I once tried to interest an Australian political analyst in my book, Dictatorial CEOs & their Lieutenants: Inside the Executive Suites of Napoleon, Stalin, Ataturk, Mussolini, Hitler and Mao. His response was, Hitler was bad man, and that is all I need to know. It was the end of the discussion! Hitler indeed turned out to be bad, but this does not explain why millions followed him. They followed him because they thought he was good. The reality is that Hitler was more than simply a bad man, and to view him in this way almost guarantees the present being condemned to repeat the past.
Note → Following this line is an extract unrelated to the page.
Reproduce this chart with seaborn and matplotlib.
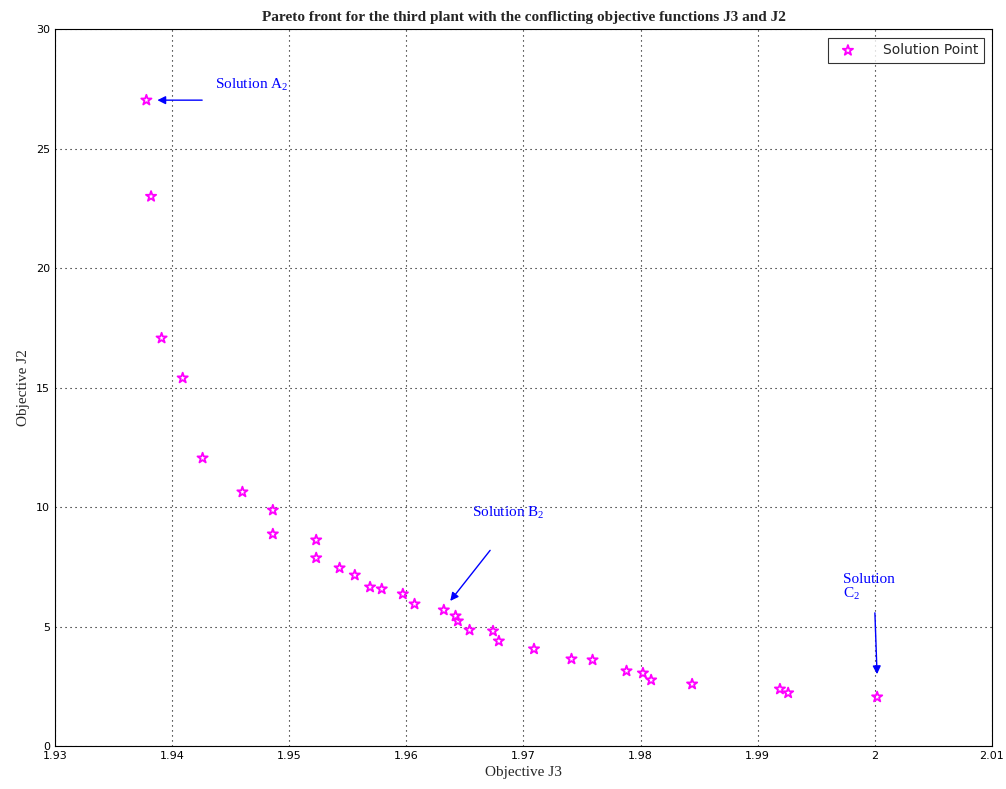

The Times article continued: In the history that Bush tells, his story is clear-cut: a Manichean battle between good and evil, fought with history on his side. I admired Lincoln’s moral clarity, he writes.

Unfortunately, many admired Adolf Hitler for the same reason! Such moral clarity was also shared by the likes of Stalin and Mao.

Tudor Rickards has suggested that many people have a negative pre-conception of my book because they suspect that I am supporting, or promoting, the management practices of dictators. But, as Tudor understood, my intent was exactly the opposite I wanted to warn people about how easily it is to fall under dictatorial power! My book is about everything except moral clarity. My book is about reality! And the best way to avoid abuse of power is to avoid extreme moral clarity.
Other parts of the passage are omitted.